With recent tragedies in the news, many children, including those challenged with special needs, are exposed to trauma through the media and in conversations. The Episcopal Center for Children (eccofdc.org), a nonprofit school serving children with special needs ages 5-14 in the Washington, DC area, offers some advice on how to talk with your child about tragedy.
“Children hear information from other children and from the activities around them. Your child will pick up information very quickly after a traumatic event happens,” said Dodd White, president and CEO of ECC. “It’s important for parents and guardians to set a tone of openness and support with their children, and to re-assure children that they are safe.” Dodd and the staff at ECC offer the following tips and advice:
Use age-appropriate language. Talk with your child about the tragedy in a way that is appropriate for his or her age. Elementary schoolers may have questions about their own safety and security. Older children may want more information about the cause of the tragedy or want to talk about how it could be prevented.
Share what is appropriate for your child. Be mindful about the personality of your child. Your child may be a 6-year-old who laughs at monsters in movies and can handle the truth about bad guys being a reality of life. Or your child may be a 10-year-old who cannot handle scary movies, and gets emotional when people are hurt. When answering your child’s questions about tragic news events, let the unique personality of your child be your guide.
Let your child know it is ok to talk to you about the tragedy. Spend time talking with your child. Let them know that they are welcome to ask questions and express their concerns and feelings. You might not know all the answers and it is OK to say that. At the same time, don’t push them to talk if they don’t want to. Let them know you are available when they are ready.
Be calm. Your child will look to you for cues about how to react. It’s OK for children to see adults sad or crying, but consider excusing yourself if you are experiencing intense emotions.
Reassure your child about his or her own safety. Point out factors that ensure your child’s immediate safety and the safety of the community. Review your family’s plans for responding to a crisis. Assure your child that he or she is safe and loved.
Limit media exposure. Constant exposure to coverage of a tragedy can heighten anxiety. Do not allow young children to repeatedly see or hear news coverage of a tragedy. Even if a young child is engrossed in play, he or she is likely aware of what you are watching on television – and can become confused or upset. Older children might want to learn more about a tragedy by reading or watching TV. However, avoid repetitive loops of news information once you have the facts.
Avoid placing blame. Be careful not to blame a cultural, racial or ethnic group, or people who have mental illnesses.
Maintain your family routines. Continue your family’s usual routines for waking up, dinnertime, and bedtime. The familiarity of these routines will help your child.
Promote self-care. Encourage your child to drink enough water, eat regularly, rest, and exercise. And follow this advice for yourself too!
Spend extra time together. Spend a little more time reading to your child. Take a few extra moments when tucking him or her in at night. If your child is having trouble sleeping, allow him or her to sleep with a light on or to sleep in your room for a short time. Extra hugs and cuddles are good too. All of these actions can improve your child’s sense of security.
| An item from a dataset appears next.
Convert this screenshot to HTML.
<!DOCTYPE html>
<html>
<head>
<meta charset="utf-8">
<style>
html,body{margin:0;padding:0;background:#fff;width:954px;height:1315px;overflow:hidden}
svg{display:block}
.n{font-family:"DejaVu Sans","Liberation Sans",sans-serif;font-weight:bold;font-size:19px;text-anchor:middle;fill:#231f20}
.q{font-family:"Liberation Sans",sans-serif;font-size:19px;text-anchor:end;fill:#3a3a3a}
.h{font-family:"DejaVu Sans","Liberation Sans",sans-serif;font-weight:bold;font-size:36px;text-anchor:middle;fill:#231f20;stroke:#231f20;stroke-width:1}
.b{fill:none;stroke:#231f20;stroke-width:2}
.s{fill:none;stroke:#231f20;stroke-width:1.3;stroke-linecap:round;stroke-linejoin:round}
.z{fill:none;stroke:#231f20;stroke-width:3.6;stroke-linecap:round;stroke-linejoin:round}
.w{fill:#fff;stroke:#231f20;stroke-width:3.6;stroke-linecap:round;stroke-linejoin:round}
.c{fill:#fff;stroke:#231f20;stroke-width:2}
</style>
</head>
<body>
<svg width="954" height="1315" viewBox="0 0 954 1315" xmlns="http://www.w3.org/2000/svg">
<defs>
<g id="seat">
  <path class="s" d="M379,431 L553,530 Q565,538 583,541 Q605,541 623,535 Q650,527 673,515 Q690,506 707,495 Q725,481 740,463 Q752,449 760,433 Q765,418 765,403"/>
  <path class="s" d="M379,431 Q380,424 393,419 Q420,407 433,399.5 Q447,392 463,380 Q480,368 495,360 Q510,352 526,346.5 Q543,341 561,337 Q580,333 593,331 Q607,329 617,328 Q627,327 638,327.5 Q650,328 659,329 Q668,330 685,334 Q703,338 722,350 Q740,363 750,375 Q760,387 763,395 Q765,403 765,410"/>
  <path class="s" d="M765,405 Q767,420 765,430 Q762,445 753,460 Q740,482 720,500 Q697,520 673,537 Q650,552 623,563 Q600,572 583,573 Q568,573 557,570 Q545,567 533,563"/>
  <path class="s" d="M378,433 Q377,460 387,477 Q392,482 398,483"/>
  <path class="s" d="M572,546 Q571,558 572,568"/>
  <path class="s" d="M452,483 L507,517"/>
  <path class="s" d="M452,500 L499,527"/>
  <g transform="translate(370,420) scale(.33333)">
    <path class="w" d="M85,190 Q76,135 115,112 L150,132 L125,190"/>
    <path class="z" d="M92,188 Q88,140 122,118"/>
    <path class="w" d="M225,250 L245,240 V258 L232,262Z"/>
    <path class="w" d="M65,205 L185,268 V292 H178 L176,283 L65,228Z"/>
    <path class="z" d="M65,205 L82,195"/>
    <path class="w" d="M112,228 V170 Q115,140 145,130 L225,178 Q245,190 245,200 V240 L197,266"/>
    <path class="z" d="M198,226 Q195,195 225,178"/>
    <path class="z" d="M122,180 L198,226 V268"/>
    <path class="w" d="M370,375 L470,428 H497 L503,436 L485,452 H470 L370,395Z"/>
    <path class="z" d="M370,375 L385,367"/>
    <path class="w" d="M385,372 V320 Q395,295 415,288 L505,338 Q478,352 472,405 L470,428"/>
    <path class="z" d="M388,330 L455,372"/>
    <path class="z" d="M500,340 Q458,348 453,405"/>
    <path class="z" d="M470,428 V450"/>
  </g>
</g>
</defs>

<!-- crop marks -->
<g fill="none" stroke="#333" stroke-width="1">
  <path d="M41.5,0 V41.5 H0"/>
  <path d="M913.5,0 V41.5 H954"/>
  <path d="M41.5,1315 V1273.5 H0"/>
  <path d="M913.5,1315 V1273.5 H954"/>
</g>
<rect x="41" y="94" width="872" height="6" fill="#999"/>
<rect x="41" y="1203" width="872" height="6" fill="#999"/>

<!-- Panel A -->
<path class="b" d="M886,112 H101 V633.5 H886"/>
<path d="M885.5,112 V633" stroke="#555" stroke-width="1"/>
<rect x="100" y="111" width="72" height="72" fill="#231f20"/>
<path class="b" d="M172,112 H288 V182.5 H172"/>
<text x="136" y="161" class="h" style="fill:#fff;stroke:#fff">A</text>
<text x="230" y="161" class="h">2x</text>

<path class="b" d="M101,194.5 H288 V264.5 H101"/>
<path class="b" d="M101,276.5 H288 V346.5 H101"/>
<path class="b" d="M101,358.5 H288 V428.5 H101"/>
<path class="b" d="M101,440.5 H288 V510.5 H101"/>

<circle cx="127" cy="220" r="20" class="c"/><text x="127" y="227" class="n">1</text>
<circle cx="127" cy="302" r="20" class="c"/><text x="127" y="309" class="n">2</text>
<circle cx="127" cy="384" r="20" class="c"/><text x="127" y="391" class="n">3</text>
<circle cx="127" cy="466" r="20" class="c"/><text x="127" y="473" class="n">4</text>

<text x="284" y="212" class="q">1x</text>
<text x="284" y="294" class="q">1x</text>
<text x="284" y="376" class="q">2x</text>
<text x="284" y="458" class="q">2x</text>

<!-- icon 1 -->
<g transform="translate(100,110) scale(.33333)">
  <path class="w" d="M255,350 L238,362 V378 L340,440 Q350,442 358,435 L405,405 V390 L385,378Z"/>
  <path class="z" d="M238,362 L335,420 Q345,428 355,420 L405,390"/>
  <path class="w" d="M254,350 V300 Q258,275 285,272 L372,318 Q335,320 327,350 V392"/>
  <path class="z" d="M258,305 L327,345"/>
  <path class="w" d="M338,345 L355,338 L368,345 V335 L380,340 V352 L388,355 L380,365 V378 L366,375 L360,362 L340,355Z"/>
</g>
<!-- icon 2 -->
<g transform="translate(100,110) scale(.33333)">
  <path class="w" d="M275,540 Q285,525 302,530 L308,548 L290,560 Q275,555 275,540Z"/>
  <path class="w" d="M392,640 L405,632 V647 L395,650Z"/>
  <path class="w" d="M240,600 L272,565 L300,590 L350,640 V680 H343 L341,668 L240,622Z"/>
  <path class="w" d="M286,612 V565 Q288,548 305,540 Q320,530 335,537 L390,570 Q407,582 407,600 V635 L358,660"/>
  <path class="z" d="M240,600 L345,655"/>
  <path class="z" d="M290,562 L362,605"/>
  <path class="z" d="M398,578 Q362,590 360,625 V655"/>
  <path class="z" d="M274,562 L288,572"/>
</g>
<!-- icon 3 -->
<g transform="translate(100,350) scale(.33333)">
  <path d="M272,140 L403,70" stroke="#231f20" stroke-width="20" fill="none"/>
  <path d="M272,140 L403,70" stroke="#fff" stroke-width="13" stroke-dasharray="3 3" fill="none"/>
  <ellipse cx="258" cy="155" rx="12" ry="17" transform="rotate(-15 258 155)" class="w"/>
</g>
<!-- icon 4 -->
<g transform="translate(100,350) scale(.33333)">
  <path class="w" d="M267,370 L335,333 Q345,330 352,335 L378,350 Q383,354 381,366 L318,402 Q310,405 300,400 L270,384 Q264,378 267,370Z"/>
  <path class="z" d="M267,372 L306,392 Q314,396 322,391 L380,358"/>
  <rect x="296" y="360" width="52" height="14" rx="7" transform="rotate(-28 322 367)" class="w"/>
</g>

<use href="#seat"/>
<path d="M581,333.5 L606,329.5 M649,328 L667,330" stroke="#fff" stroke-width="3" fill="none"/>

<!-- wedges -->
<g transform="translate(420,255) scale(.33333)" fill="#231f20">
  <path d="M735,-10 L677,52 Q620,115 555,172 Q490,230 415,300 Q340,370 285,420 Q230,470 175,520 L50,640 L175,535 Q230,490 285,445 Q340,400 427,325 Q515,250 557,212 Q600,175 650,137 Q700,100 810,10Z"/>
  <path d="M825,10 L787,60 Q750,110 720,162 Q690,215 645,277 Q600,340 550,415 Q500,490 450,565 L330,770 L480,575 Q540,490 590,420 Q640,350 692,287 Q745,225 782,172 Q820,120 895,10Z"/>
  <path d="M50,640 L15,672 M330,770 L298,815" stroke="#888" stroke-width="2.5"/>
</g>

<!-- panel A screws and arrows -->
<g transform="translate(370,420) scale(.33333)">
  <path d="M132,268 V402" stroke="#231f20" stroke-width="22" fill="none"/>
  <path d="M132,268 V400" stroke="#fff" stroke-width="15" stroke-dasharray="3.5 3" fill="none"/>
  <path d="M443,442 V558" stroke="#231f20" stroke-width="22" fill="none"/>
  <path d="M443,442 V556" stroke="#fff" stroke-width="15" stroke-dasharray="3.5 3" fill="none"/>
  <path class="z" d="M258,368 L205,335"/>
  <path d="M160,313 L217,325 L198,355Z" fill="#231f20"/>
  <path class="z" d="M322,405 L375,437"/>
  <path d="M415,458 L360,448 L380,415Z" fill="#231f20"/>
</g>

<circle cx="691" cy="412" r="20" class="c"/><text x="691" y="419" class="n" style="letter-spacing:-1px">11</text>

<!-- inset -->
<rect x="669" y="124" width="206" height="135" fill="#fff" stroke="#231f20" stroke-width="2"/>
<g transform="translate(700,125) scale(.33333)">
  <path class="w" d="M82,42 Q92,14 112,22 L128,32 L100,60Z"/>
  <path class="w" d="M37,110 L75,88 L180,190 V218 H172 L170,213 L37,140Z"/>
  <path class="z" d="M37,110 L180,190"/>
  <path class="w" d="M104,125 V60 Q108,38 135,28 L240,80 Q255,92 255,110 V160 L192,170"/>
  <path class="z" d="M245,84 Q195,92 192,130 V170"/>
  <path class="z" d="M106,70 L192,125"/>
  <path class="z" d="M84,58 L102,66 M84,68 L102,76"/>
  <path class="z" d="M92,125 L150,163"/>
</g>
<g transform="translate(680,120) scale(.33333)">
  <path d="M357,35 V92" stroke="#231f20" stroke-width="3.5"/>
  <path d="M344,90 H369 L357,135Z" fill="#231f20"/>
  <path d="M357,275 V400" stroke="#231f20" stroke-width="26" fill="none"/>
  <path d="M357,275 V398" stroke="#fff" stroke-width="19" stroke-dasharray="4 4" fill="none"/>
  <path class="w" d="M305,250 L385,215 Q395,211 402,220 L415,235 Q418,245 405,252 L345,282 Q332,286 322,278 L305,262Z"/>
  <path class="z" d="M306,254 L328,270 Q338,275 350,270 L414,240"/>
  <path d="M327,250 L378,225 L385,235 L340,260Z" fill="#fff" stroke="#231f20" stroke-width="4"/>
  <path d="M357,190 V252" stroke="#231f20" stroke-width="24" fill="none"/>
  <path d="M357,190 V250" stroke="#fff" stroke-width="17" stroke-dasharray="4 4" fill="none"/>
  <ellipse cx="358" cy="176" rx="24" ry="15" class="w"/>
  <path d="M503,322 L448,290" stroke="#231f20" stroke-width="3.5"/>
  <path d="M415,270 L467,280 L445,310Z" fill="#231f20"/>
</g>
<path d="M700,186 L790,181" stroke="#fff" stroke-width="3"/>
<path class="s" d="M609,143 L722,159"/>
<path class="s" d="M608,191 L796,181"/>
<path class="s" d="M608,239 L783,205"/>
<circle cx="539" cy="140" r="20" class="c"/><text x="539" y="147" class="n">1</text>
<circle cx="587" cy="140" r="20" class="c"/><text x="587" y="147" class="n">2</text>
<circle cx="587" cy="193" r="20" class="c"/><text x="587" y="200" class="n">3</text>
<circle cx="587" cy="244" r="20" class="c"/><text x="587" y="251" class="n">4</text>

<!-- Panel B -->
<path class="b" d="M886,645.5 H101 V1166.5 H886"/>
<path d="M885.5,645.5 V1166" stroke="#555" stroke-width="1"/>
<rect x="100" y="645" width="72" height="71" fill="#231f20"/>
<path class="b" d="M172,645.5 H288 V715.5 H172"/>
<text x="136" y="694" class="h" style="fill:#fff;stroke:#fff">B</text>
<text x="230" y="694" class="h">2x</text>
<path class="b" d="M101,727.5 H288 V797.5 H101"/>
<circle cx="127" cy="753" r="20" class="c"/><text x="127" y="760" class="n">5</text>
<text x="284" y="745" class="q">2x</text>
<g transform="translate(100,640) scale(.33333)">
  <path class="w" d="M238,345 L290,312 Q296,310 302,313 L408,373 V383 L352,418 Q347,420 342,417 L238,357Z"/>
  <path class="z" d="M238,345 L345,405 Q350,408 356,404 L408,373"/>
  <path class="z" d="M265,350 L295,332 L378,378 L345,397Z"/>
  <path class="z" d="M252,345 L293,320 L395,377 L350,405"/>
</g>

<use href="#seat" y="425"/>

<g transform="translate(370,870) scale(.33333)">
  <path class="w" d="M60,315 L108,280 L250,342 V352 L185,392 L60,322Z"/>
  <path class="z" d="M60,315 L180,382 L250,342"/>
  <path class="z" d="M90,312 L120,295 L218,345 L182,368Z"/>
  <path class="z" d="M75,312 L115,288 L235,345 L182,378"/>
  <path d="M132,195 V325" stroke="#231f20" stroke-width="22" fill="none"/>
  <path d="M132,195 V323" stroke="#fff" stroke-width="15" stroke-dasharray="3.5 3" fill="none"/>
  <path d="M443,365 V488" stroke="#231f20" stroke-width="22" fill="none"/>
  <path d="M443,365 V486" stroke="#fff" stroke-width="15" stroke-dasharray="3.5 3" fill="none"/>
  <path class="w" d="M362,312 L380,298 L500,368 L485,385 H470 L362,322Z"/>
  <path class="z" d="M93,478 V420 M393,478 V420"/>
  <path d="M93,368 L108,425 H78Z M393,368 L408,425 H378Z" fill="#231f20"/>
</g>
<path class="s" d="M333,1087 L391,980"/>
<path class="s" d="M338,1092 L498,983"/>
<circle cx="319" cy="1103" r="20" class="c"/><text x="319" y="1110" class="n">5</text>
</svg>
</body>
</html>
Watch for signs of stress and anxiety in your child. Look for hyperactivity, irritability, regression, stomach aches/headaches, and separation anxiety. Take steps to relieve stress and anxiety.
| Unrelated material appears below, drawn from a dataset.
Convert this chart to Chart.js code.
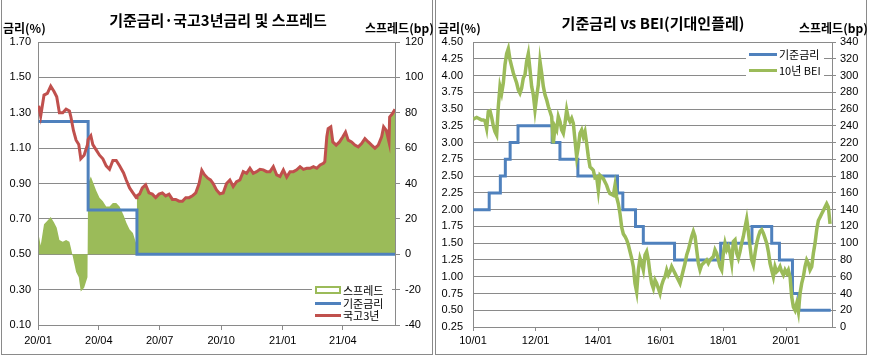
<!DOCTYPE html>
<html><head><meta charset="utf-8">
<script src="https://cdn.jsdelivr.net/npm/chart.js@4.4.0/dist/chart.umd.min.js"></script>
<style>
html,body{margin:0;padding:0;background:#fff;}
body{width:869px;height:357px;overflow:hidden;position:relative;font-family:'Noto Sans CJK KR','Noto Sans',sans-serif;color:#000;}
.box{position:absolute;border:1px solid #8a8a8a;box-sizing:border-box;}
.t{position:absolute;white-space:nowrap;color:#000;}
.title{font-size:15px;font-weight:bold;height:20px;line-height:20px;text-align:center;}
.unit{font-size:12px;font-weight:bold;height:16px;line-height:16px;}
.lg{font-size:11px;height:14px;line-height:14px;}
.sym{position:absolute;box-sizing:border-box;}
canvas{position:absolute;}
</style></head>
<body>
<div class="box" style="left:1px;top:-1px;width:432px;height:356px"></div>
<div class="box" style="left:435px;top:-1px;width:432px;height:356px"></div>

<canvas id="c1" width="432" height="354" style="left:0;top:0;width:432px;height:354px"></canvas>
<canvas id="c2" width="431" height="354" style="left:435px;top:0;width:431px;height:354px"></canvas>

<div class="t title" style="left:2px;top:10px;width:432px">기준금리·국고3년금리 및 스프레드</div>
<div class="t unit" style="left:3px;top:20px">금리(%)</div>
<div class="t unit" style="left:365px;top:20px">스프레드(bp)</div>

<div class="t title" style="left:437px;top:13px;width:432px">기준금리 vs BEI(기대인플레)</div>
<div class="t unit" style="left:438px;top:20px">금리(%)</div>
<div class="t unit" style="left:799px;top:20px">스프레드(bp)</div>

<!-- legend left -->
<div class="sym" style="left:312px;top:283px;width:80px;height:40px;background:#fff"></div>
<div class="sym" style="left:315px;top:286px;width:26px;height:8px;border:2px solid #9BBB59;background:#fff"></div>
<div class="t lg" style="left:343px;top:283px">스프레드</div>
<div class="sym" style="left:315px;top:302px;width:26px;height:3px;background:#4F81BD"></div>
<div class="t lg" style="left:343px;top:296px">기준금리</div>
<div class="sym" style="left:315px;top:314px;width:26px;height:3px;background:#C0504D"></div>
<div class="t lg" style="left:343px;top:308px">국고3년</div>

<!-- legend right -->
<div class="sym" style="left:746px;top:47px;width:78px;height:31px;background:#fff"></div>
<div class="sym" style="left:749px;top:53px;width:28px;height:3px;background:#4F81BD"></div>
<div class="t lg" style="left:779px;top:47px">기준금리</div>
<div class="sym" style="left:749px;top:69px;width:28px;height:3px;background:#9BBB59"></div>
<div class="t lg" style="left:779px;top:63px">10년 BEI</div>

<script>
// ---------- Left chart data ----------
const leftDates = ['2020-01-02','2020-01-05','2020-01-10','2020-01-15','2020-01-20','2020-01-25','2020-01-29','2020-02-02','2020-02-07','2020-02-12',
'2020-02-17','2020-02-19','2020-02-23','2020-02-27','2020-03-02','2020-03-05','2020-03-10','2020-03-15','2020-03-16','2020-03-20',
'2020-03-23','2020-03-28','2020-04-02','2020-04-07','2020-04-12','2020-04-17','2020-04-22','2020-04-27','2020-05-02','2020-05-08',
'2020-05-12','2020-05-17','2020-05-22','2020-05-27','2020-05-28','2020-06-01','2020-06-05','2020-06-10','2020-06-15','2020-06-20',
'2020-06-25','2020-06-30','2020-07-05','2020-07-10','2020-07-15','2020-07-20','2020-07-25','2020-07-30','2020-08-04','2020-08-09',
'2020-08-14','2020-08-19','2020-08-24','2020-08-29','2020-09-02','2020-09-06','2020-09-11','2020-09-15','2020-09-19','2020-09-24',
'2020-09-29','2020-10-04','2020-10-09','2020-10-14','2020-10-19','2020-10-24','2020-10-29','2020-11-03','2020-11-08','2020-11-13',
'2020-11-18','2020-11-23','2020-11-28','2020-12-03','2020-12-08','2020-12-13','2020-12-18','2020-12-23','2020-12-28','2021-01-02',
'2021-01-07','2021-01-12','2021-01-17','2021-01-22','2021-01-27','2021-02-01','2021-02-06','2021-02-11','2021-02-16','2021-02-21',
'2021-02-26','2021-03-03','2021-03-05','2021-03-08','2021-03-10','2021-03-14','2021-03-17','2021-03-22','2021-03-27','2021-04-01',
'2021-04-05','2021-04-09','2021-04-14','2021-04-19','2021-04-24','2021-04-29','2021-05-04','2021-05-09','2021-05-14','2021-05-19',
'2021-05-24','2021-05-29','2021-06-01','2021-06-05','2021-06-09','2021-06-10','2021-06-14','2021-06-18'];

const ktb3y = [1.34,1.28,1.40,1.41,1.45,1.42,1.39,1.30,1.30,1.32,
1.31,1.28,1.20,1.145,1.12,1.04,1.06,1.12,1.15,1.17,
1.12,1.09,1.06,1.04,1.00,0.98,1.03,1.03,1.00,0.96,
0.92,0.875,0.847,0.82,0.83,0.84,0.875,0.893,0.847,0.84,
0.82,0.84,0.847,0.83,0.84,0.81,0.81,0.80,0.80,0.82,
0.82,0.83,0.847,0.90,0.975,0.95,0.93,0.92,0.90,0.864,
0.842,0.846,0.90,0.92,0.883,0.91,0.92,0.967,0.958,0.986,
0.958,0.967,0.98,0.977,0.967,0.967,0.995,0.949,0.94,0.977,
0.936,0.967,0.967,0.977,0.995,0.98,0.986,0.986,0.995,0.986,
1.005,1.014,1.023,1.164,1.21,1.22,1.135,1.117,1.135,1.164,
1.19,1.145,1.135,1.117,1.107,1.126,1.154,1.135,1.117,1.10,
1.117,1.164,1.22,1.20,1.135,1.276,1.294,1.32];

const spreadBp = [11,5,17,19,21,18,15,8,7,8,
7,4,-3,-10,-13,-21,-19,-13,40,44,
41,36,32,30,27,27,29,29,27,22,
18,14,12,6,33,34,37,39,35,34,
32,34,35,33,34,31,31,30,30,32,
32,33,35,40,47,45,43,42,40,36,
34,35,40,42,38,41,42,47,46,49,
46,47,48,48,47,47,50,45,44,48,
44,47,47,48,50,48,49,49,50,49,
51,51,52,66,71,72,64,62,64,66,
69,65,64,62,61,63,65,64,62,60,
62,66,72,70,64,78,79,82];

const leftRateDates = ['2020-01-02','2020-03-16','2020-05-28','2021-06-18'];
const leftRateValues = [1.25,0.75,0.50,0.50];

const leftTickDates = ['2020-01-01','2020-04-01','2020-07-01','2020-10-01','2021-01-01','2021-04-01'];
const leftTickLabels = ['20/01','20/04','20/07','20/10','21/01','21/04'];

// ---------- Right chart data ----------
const beiStartYear = 2010.01;   // first sample of the BEI series
const beiStepYears = 0.05325;   // sampling interval of the series
const beiBp = [
248,249,250,249,248,247,247,246,237,257,
258,250,240,233,229,263,287,279,291,313,
326,332,319,311,303,297,291,283,279,285,
297,301,317,326,307,287,277,259,275,289,
317,303,287,277,271,263,257,251,219,239,
235,251,245,235,231,243,259,249,245,249,
243,223,203,215,231,235,227,233,219,203,
191,189,187,
178,179,163,181,179,177,173,169,163,159,
158,157,169,155,147,135,119,111,108,104,
98,90,82,72,52,42,68,82,76,68,
86,90,80,64,52,46,56,52,46,40,
50,56,60,68,62,66,72,68,64,60,
56,52,60,68,76,86,92,100,108,114,
108,92,76,68,74,76,78,80,76,80,
82,84,92,88,80,72,68,88,100,92,
96,88,76,102,104,88,82,90,100,108,
119,129,114,96,80,74,88,100,108,114,
116,112,106,100,90,76,68,60,72,66,
68,72,66,62,68,64,68,60,36,24,
20,28,18,40,52,60,72,80,76,68,
72,88,100,116,127,131,135,139,143,147,
143,123];

const rightRateDates = ['2010-01-01','2010-07-09','2010-11-16','2011-01-13','2011-03-10','2011-06-10','2012-07-12','2012-10-11','2013-05-09','2014-08-14',
'2014-10-15','2015-03-12','2015-06-11','2016-06-09','2017-11-30','2018-11-30','2019-07-18','2019-10-16','2020-03-16','2020-05-28','2021-06-07'];
const rightRateValues = [2.00,2.25,2.50,2.75,3.00,3.25,3.00,2.75,2.50,2.25,
2.00,1.75,1.50,1.25,1.50,1.75,1.50,1.25,0.75,0.50,0.50];

const rightTickDates = ['2010-01-01','2012-01-01','2014-01-01','2016-01-01','2018-01-01','2020-01-01'];
const rightTickLabels = ['10/01','12/01','14/01','16/01','18/01','20/01'];
const rightEndDate = '2021-06-21';

// ---------- helpers ----------
function utc(s){ return Date.UTC(+s.slice(0,4), +s.slice(5,7)-1, +s.slice(8,10)); }
function dayOf(s){ return (utc(s) - Date.UTC(2020,0,1)) / 86400000; }
function yearOf(s){ const y = +s.slice(0,4); return y + (utc(s) - Date.UTC(y,0,1)) / 86400000 / 365.25; }

const GRID = '#8a8a8a';
Chart.defaults.font.family = "'Liberation Sans', Arial, sans-serif";
Chart.defaults.font.size = 11;
Chart.defaults.color = '#000';

// ---------- Left chart ----------
new Chart(document.getElementById('c1'), {
  type: 'line',
  data: { datasets: [
    { label:'국고3년', data: leftDates.map((d,i)=>({x:dayOf(d), y:ktb3y[i]})), yAxisID:'y',
      borderColor:'#C0504D', borderWidth:3, pointRadius:0, tension:0, order:0 },
    { label:'기준금리', data: leftRateDates.map((d,i)=>({x:dayOf(d), y:leftRateValues[i]})), yAxisID:'y',
      borderColor:'#4F81BD', borderWidth:3, pointRadius:0, stepped:'before', order:1 },
    { label:'스프레드', data: leftDates.map((d,i)=>({x:dayOf(d), y:spreadBp[i]})), yAxisID:'y1',
      borderColor:'rgba(0,0,0,0)', borderWidth:0, backgroundColor:'#9BBB59', fill:'origin', pointRadius:0, order:2 }
  ]},
  options: {
    responsive:false, animation:false, events:[],
    layout:{ padding:{ top:42, left:0, right:0, bottom:0 } },
    plugins:{ legend:{display:false}, tooltip:{enabled:false} },
    scales:{
      x:{ type:'linear', min:0, max:dayOf('2021-06-18'),
          afterBuildTicks: s => { s.ticks = leftTickDates.map(d=>({value:dayOf(d)})); },
          afterFit: s => { s.height = 29; },
          ticks:{ autoSkip:false, maxRotation:0, padding:4, callback:(v,i)=>leftTickLabels[i] },
          grid:{ drawOnChartArea:false, drawTicks:true, tickLength:5, tickColor:GRID },
          border:{ color:GRID } },
      y:{ position:'left', min:0.1, max:1.7,
          ticks:{ stepSize:0.2, padding:7, callback:v=>(+v).toFixed(2) },
          grid:{ color:GRID, drawTicks:false }, border:{ color:GRID },
          afterFit: s => { s.width = 38; } },
      y1:{ position:'right', min:-40, max:120,
          ticks:{ stepSize:20, padding:5 },
          grid:{ drawOnChartArea:false, drawTicks:true, tickLength:5, tickColor:GRID }, border:{ color:GRID },
          afterFit: s => { s.width = 37; } }
    }
  }
});

// ---------- Right chart ----------
new Chart(document.getElementById('c2'), {
  type: 'line',
  data: { datasets: [
    { label:'10년 BEI', data: beiBp.map((v,i)=>({x:beiStartYear + i*beiStepYears, y:v})), yAxisID:'y1',
      borderColor:'#9BBB59', borderWidth:3.5, pointRadius:0, tension:0, order:0 },
    { label:'기준금리', data: rightRateDates.map((d,i)=>({x:yearOf(d), y:rightRateValues[i]})), yAxisID:'y',
      borderColor:'#4F81BD', borderWidth:3, pointRadius:0, stepped:'before', order:1 }
  ]},
  options: {
    responsive:false, animation:false, events:[],
    layout:{ padding:{ top:42, left:0, right:0, bottom:0 } },
    plugins:{ legend:{display:false}, tooltip:{enabled:false} },
    scales:{
      x:{ type:'linear', min:2010, max:yearOf(rightEndDate),
          afterBuildTicks: s => { s.ticks = rightTickDates.map(d=>({value:yearOf(d)})); },
          afterFit: s => { s.height = 27; },
          ticks:{ autoSkip:false, maxRotation:0, padding:3, callback:(v,i)=>rightTickLabels[i] },
          grid:{ drawOnChartArea:false, drawTicks:true, tickLength:4, tickColor:GRID },
          border:{ color:GRID } },
      y:{ position:'left', min:0.25, max:4.5,
          ticks:{ stepSize:0.25, padding:10, callback:v=>(+v).toFixed(2) },
          grid:{ color:GRID, drawTicks:false }, border:{ color:GRID },
          afterFit: s => { s.width = 38; } },
      y1:{ position:'right', min:0, max:340,
          ticks:{ stepSize:20, padding:4 },
          grid:{ drawOnChartArea:false, drawTicks:true, tickLength:4, tickColor:GRID }, border:{ color:GRID },
          afterFit: s => { s.width = 34; } }
    }
  }
});
</script>
</body></html>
Get physical. Exercise can relieve stress and help you and your child get a better perspective.
Pay close attention to your child if he or she has emotional problems, learning challenges, is going through major changes at home, or has experienced trauma in the past. Children can merge a new trauma and it can heighten their anxieties. Watch your child closely for any changes in mood or behavior.
Do not dismiss or minimize your child’s feelings. Rather than saying your child’s fears are silly or that such things will never happen, help your child put things in perspective by pointing out how rare and unlikely such things are. Address each concern. Point out that many children and parents out there have the same worries and we can instead focus on the definite “will happens,” such as fun things to do at home, school, and with friends and family.
Encourage the expression of feelings. Explain that it’s OK to be upset. Let your child write about or draw what he or she is feeling. Physical activity might serve as an outlet for feelings or frustration. If your child is acting out, explain that there are other ways of coping.
Do something for those affected by the tragedy. Focusing on what can be done to help others can help children feel less anxious and more secure. Consider ways that you and your child can help victims and their families. You might take your child to your place of worship, light a memorial candle, or write thank-you notes to first responders.
Get help if needed. If your child is still exhibiting signs of anxiety after a week or two, seek out a school counselor, therapist, clergy or spiritual leader, or mental health professional.
Tips adapted from the Mayo Clinic, SpecialNeeds.com, and the National Child Traumatic Stress Network.